Вскочив, он побежал к матери, а Финдекано, по-прежнему улыбаясь, последовал за ним. Раздевшись, они вошли в реку, и дочь Кирдана принялась рассказывать им обоим. Чуть позже она спросила:
— Хочешь научиться гладить волну?
— Да. А как?
— Смотри…
Она замерла, прикрыв глаза, словно прислушивалась к чему-то, а после открыла их и запела тихо и легко. Ее голос звенел, словно ручеек на перекатах, и вдруг река остановилась. Глаза Эрейниона расширились, да и отец его стал слушать еще внимательнее. А волна, за мгновение до этого замершая, упруго изогнулась, подалась назад и, поднырнув под раскрытую ладонь эльфийки, принялась ластиться, словно маленький котенок.
— Когда будете петь, — сказала Армидель, — не забывайте, что она живая и все слышит и чувствует. Сначала проявите уважение, скажите, что любите ее. Лишь после выскажите просьбу. Обычно ответ не заставляет себя ждать.
Река вновь ожила, весело расплескавшись. Одна из волн, прежде чем убежать, легонько пощекотала Эрейниона. Малыш рассмеялся и обратил на отца восторженный взгляд.
— Покатай, атто! — попросил он.
Финдекано посадил себе сына на плечи, и малыш широко раскинул руки, должно быть, воображая себя птицей. И все трое радостно рассмеялись.
Костры жарко горели, освещая небольшую поляну, что стала временным пристанищем людей, шедших на запад. Лес в этой части Белерианда не был густым, потому вождю племени стоило немалых усилий найти укрытое от посторонних глаз место на окраине соснового бора.
На этот раз решили встать лагерем на несколько дней, а то и на неделю. Переход звериными тропами дался им тяжело. Многие устали, некоторые заболели или же травмировались в пути. Знахарки, конечно, пытались исцелить соплеменников, но получалось у них не быстро — не хватало ни знаний с умениями, ни нужных трав.
Люди хлебали нехитрый ужин, когда кусты беззвучно расступились, пропуская вперед … дивное создание.
Высокое и красивое, оно, казалось, излучало свет. Хотя, возможно, это отблески костра играли на его золотых волосах. Появившийся замер, окидывая взглядом всех собравшихся на поляне, а затем заговорил, почему-то повернувшись к кусту, из которого только что шагнул на поляну.
Люди ни слова не поняли из речи Финрода, обращенной к своим спутникам, что пока не должны были показываться людям, дабы не напугать их.
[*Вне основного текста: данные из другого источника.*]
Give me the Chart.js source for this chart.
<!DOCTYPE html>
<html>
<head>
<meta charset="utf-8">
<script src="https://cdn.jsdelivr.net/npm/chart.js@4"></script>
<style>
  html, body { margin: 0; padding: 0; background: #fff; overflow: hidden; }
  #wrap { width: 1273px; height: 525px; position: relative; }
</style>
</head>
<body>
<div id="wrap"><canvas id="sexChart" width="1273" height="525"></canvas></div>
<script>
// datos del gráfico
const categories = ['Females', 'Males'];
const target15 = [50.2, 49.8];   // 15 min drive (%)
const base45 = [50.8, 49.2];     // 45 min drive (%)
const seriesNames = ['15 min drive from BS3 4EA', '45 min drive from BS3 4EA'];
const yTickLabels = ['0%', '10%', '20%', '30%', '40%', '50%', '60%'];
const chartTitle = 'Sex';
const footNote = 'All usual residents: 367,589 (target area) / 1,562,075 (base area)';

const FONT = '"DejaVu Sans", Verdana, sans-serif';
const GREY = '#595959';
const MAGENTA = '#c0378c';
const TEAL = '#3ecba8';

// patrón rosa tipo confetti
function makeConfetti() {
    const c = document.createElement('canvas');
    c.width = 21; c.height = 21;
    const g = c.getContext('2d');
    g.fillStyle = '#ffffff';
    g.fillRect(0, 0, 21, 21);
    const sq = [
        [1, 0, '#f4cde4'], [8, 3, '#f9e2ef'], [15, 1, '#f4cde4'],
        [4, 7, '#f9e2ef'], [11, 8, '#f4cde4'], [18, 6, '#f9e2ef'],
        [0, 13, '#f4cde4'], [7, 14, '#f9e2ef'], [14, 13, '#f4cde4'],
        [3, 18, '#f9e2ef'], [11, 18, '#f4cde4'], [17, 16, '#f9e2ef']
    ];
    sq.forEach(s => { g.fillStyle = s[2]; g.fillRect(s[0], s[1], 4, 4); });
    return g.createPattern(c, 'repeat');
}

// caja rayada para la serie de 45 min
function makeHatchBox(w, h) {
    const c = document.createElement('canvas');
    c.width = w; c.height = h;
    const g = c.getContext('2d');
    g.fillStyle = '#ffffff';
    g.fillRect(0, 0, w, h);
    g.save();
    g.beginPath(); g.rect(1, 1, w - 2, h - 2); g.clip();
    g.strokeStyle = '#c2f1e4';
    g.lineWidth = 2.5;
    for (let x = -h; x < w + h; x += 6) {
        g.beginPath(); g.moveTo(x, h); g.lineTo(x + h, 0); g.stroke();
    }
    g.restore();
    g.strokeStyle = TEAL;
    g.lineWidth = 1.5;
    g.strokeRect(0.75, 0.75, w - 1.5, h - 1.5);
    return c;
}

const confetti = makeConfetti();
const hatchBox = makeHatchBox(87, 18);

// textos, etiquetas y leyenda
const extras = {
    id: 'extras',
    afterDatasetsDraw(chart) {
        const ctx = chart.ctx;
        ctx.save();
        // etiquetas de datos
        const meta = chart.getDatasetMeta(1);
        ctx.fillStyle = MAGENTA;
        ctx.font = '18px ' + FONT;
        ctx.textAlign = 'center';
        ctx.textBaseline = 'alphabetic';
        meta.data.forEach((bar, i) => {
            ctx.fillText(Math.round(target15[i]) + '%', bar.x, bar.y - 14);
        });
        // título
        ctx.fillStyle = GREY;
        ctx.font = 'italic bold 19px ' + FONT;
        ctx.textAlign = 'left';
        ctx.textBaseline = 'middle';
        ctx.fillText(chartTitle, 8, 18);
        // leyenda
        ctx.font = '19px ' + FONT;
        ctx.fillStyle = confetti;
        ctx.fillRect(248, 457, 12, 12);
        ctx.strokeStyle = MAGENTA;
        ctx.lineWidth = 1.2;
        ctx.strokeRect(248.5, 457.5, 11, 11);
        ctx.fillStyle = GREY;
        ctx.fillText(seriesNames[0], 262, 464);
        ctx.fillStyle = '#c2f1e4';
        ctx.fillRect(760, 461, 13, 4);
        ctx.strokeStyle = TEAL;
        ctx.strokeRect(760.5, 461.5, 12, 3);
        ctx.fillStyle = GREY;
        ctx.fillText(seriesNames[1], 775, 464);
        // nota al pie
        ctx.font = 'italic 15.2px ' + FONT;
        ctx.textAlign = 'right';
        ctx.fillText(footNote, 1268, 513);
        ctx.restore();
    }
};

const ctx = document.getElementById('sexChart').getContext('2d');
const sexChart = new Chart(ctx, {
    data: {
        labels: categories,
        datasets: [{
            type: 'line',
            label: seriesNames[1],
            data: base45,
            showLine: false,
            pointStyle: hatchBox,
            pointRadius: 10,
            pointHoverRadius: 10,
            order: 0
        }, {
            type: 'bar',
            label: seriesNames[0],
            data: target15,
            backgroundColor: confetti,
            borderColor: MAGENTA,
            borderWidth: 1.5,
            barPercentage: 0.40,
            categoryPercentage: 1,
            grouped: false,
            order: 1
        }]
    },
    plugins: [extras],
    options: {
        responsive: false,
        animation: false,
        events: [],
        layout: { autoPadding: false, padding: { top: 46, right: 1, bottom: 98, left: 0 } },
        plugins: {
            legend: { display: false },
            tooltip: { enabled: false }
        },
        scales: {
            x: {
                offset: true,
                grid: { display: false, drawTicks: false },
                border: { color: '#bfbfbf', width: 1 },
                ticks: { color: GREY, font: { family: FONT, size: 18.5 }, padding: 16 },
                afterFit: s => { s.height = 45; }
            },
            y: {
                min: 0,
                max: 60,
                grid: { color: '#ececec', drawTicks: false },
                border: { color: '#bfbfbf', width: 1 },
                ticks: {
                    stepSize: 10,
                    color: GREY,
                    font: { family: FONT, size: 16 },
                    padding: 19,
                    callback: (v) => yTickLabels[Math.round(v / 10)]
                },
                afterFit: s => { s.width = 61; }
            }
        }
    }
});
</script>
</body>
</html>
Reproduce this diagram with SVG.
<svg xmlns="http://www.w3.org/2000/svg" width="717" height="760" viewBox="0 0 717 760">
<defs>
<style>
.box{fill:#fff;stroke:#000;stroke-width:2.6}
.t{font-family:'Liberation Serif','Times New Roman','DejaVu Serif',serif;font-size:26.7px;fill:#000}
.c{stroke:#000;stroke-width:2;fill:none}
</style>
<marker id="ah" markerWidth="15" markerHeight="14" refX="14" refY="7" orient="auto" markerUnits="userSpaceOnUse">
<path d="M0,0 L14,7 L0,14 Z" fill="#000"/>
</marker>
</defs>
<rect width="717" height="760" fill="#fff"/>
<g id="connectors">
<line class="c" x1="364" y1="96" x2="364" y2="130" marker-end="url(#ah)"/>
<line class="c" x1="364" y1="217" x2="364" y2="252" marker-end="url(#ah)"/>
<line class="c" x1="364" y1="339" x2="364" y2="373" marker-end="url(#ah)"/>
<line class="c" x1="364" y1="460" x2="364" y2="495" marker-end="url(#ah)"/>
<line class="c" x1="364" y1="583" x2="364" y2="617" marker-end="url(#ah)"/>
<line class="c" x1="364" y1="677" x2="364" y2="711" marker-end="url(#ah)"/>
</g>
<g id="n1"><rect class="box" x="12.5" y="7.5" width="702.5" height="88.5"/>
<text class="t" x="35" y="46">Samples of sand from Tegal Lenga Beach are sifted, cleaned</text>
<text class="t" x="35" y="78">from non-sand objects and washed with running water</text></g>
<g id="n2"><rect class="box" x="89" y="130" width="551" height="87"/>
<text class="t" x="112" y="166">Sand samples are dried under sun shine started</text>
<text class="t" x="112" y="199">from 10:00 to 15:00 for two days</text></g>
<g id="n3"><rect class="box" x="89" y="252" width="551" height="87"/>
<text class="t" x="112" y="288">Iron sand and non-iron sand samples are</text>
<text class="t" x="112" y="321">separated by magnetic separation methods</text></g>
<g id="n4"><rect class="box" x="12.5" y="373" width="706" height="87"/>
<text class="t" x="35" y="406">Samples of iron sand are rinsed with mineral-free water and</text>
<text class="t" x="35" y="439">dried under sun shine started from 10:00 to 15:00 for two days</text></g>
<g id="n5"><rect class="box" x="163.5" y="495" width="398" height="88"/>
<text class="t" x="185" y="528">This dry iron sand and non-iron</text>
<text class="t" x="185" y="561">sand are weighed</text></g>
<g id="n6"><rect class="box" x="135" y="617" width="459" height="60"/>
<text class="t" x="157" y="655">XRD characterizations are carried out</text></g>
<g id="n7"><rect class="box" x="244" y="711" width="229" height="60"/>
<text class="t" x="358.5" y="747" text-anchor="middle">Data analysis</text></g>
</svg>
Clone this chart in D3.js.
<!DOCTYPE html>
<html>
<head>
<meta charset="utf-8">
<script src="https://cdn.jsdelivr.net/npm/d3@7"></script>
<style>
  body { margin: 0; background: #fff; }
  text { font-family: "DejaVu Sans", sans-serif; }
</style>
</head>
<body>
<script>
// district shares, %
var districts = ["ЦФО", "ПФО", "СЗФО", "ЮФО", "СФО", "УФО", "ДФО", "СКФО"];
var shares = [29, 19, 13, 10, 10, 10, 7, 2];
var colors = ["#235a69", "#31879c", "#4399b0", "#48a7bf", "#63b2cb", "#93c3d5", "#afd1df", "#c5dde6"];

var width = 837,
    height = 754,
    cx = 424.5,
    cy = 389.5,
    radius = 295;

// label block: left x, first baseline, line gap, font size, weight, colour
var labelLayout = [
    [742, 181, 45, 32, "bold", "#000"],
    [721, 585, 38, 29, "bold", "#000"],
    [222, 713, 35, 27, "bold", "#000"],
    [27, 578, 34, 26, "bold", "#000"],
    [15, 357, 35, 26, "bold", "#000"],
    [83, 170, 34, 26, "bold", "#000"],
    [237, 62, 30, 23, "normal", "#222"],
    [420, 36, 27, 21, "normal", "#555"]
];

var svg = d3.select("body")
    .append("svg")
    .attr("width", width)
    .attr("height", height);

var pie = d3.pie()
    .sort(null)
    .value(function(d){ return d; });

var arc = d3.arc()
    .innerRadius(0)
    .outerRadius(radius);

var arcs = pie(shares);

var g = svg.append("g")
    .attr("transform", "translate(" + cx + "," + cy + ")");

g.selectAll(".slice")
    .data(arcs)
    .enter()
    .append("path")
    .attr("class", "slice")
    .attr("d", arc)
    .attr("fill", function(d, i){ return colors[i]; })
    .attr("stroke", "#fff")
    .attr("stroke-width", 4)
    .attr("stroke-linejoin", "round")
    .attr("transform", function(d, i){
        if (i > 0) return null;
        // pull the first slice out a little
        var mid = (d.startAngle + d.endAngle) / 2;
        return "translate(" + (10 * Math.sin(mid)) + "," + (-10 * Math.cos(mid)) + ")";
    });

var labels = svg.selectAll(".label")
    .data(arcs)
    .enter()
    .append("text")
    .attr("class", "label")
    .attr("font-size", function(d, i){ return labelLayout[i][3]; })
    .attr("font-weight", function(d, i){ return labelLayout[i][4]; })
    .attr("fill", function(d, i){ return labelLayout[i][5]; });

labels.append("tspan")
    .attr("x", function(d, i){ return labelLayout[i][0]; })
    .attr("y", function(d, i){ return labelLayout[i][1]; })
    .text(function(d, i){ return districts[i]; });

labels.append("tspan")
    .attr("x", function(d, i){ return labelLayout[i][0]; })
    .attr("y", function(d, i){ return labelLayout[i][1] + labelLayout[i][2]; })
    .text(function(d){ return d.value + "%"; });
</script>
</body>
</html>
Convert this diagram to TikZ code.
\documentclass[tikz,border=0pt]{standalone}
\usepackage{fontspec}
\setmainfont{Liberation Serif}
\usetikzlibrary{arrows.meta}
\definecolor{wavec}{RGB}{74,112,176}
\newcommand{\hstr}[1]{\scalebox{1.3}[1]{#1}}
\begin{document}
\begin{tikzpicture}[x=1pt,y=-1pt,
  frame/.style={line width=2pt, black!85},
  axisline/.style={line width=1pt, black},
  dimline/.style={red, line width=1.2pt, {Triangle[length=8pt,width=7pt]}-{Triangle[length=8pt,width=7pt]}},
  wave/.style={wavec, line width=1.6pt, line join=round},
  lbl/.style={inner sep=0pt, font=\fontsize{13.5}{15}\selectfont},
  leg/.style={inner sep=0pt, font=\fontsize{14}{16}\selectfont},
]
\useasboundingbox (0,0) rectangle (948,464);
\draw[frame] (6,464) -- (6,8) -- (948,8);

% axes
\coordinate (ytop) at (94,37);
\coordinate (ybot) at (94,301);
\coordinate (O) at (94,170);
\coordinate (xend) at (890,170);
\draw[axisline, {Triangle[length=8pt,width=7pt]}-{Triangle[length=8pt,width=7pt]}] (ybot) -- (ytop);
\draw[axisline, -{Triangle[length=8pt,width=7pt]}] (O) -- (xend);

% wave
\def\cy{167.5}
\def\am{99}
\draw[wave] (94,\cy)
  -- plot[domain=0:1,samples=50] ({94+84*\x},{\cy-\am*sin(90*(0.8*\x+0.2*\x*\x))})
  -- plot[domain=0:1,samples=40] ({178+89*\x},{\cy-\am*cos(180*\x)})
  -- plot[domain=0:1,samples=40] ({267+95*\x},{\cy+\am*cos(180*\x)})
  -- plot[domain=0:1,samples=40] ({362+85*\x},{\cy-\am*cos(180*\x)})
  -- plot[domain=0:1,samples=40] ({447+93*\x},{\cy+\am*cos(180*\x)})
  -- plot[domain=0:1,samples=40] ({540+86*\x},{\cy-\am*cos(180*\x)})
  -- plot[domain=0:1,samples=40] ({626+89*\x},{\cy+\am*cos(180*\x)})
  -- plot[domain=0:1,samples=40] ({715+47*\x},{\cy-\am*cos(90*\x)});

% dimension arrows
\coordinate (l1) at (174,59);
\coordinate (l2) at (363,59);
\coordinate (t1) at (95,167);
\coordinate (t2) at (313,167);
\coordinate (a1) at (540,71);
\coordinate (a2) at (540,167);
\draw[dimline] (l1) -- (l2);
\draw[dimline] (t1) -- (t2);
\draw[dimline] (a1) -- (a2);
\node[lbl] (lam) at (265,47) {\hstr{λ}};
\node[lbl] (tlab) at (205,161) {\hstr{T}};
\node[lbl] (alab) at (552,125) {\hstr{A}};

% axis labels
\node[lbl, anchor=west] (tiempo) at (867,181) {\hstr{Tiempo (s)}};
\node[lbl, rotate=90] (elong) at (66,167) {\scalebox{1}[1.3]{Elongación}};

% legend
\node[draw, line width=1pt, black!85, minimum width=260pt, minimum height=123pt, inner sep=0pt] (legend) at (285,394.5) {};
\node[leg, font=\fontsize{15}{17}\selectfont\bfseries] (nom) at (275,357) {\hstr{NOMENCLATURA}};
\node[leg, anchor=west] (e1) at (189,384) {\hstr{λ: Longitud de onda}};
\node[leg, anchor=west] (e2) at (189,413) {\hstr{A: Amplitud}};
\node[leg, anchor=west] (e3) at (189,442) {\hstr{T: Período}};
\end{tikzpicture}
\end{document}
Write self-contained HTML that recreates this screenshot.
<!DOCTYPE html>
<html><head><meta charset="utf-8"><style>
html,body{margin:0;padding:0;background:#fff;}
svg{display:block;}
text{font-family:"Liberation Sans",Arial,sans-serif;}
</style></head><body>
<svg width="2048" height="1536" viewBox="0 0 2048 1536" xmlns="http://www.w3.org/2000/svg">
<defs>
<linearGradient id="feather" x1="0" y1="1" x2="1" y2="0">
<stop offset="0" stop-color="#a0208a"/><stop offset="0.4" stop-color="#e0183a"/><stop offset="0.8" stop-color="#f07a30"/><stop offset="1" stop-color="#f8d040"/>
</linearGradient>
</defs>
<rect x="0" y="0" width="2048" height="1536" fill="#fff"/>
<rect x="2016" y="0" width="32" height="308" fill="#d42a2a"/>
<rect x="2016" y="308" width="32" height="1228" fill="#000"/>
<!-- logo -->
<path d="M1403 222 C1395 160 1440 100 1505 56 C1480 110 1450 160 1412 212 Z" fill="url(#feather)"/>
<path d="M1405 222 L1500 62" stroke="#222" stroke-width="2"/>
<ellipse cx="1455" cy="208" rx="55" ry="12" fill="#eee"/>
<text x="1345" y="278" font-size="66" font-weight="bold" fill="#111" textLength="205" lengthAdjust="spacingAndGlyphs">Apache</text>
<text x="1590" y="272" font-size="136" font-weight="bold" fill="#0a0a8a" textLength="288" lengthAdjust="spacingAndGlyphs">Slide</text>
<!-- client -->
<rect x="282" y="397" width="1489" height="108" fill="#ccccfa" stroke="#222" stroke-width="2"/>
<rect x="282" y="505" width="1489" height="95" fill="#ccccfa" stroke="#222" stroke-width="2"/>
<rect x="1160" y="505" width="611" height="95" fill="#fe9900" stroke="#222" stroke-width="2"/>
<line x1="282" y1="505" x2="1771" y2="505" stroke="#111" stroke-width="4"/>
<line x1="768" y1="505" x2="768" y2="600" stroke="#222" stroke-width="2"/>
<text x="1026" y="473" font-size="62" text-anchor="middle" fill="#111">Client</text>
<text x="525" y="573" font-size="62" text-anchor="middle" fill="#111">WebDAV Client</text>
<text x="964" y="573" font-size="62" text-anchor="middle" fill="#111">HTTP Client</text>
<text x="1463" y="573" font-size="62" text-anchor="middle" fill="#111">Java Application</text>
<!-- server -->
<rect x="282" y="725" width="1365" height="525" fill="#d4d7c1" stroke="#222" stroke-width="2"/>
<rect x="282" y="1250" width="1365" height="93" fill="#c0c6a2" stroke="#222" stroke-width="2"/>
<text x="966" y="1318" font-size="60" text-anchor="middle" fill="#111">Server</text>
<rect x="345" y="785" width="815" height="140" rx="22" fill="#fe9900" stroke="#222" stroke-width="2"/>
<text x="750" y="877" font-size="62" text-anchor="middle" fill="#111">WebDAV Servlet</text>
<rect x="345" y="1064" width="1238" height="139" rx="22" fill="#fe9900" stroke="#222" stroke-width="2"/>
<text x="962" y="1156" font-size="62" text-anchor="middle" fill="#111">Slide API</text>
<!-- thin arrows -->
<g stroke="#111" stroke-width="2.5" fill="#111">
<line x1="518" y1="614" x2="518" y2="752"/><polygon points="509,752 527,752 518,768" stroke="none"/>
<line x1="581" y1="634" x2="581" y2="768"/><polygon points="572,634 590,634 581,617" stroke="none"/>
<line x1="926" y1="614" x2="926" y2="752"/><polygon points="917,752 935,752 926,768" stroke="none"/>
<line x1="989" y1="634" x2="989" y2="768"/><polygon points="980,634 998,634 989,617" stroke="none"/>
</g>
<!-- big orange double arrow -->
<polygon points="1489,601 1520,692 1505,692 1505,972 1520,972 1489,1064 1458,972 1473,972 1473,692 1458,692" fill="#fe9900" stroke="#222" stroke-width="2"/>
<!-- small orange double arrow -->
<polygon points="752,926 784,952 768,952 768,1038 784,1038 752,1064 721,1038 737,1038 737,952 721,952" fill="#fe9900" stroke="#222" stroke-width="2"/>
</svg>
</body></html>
Фелагунд неспешно подошел к одному из костров, пытаясь понять, кто перед ним. Зла он не чувствовал. Только боль и усталость. А еще страх. Незнакомцы боялись его. Они продолжали сидеть, судорожно вцепившись в миски и неотрывно глядя на него. Вдруг один из них встал и шагнул навстречу. Голос существа был хриплым, а речь отрывиста и немелодична. Финрод прилагал немало усилий, чтобы понять незнакомца. Вождь же, нахмурив брови, повторил свой вопрос. И в этот миг заплакал ребенок. Громко, отчаянно и в то же время из последних сил. Финрод мигом очутился рядом и, взглянув на малыша, запел, силой своей фэа исцеляя ребенка.
Люди зашептались, заволновались, кто-то потянулся к оружию, ощущая нечто для них новое.
Финдарато продолжил петь, даже когда ребенок уснул, до конца изгоняя из него болезнь. Мать, что все это время держала сына на руках, осторожно положила его рядом и упала на колени, славя на своем языке явившееся к ней божество.